In the 1970s, after he left Belfast and moved to the Republic of Ireland, following Bloody Sunday, his work became increasingly engaged with ethical and national questions, with conflict, and so on. But it never lost its sensuousness, its subtle way of airing human mysteries. I always loved his later poem “The Underground” (the opening lyric from 1984’s Station Island) for the way it effortlessly blends myth, music, and a narrative of potential loss. In four compact quatrains, it describes two people running as if for a train, opening “There we were in the vaulted tunnel running,/ You in your going-away coat speeding ahead.” In a reversal, after the trains have gone, the speaker ends up alone retracing his steps, “Bared and tensed…all attention / For your step following and damned if I look back.” (So much work is done in that adjective “going-away”—at once vernacular, evocative of a time and place where people wore such things, and symbolic.)

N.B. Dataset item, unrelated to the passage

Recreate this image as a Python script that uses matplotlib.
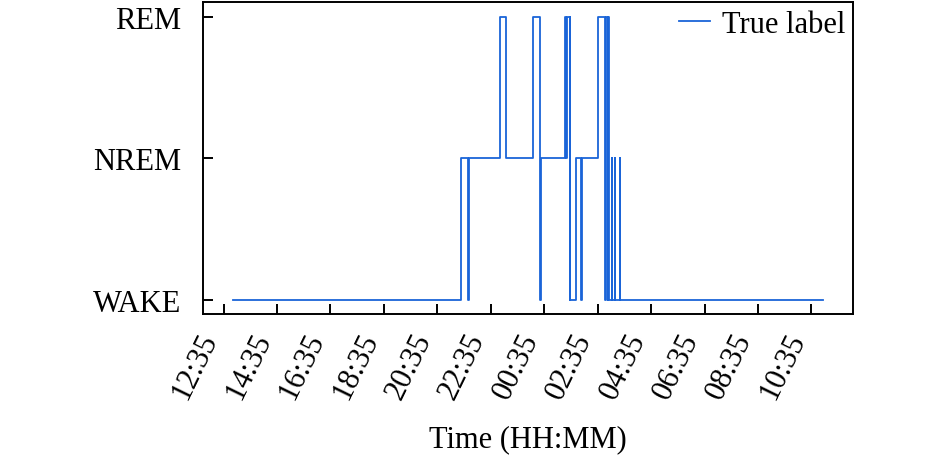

Heaney was also extraordinarily kind. In 2008, 13 years after my youthful time abroad, I went back to Ireland for the first time to read at a national poetry festival at Dun Laoghaire, a suburb of Dublin, at which Heaney was headliner. Dublin had changed (it was easy to find coffee, and everywhere you went you could hear Eastern European languages being spoken), and in the intervening years I had published a book of poems I was still astonished that anyone had read. There was a collective reading of younger poets and just as it got started, in came Seamus to sit and listen, which he did appreciatively. Then he gave a brilliant reading. Afterward we all hung out at the bar. There was some whispering about whether “Seamus” would come—he always did, I was told, by some of the less rattled Irish poets. We drank and talked in the warm light, telling jokes, and then sure enough in came Seamus to join us.
I was too shy to speak up, but he told me he liked my poems, and asked all of us if we wanted a beer. We did, of course. I don’t remember much else except being glad to be in his presence, talking about poetry; and I do remember that I didn’t know how to tell him how much reading his poems while I lived in Dublin had meant to me. Now I wish I had.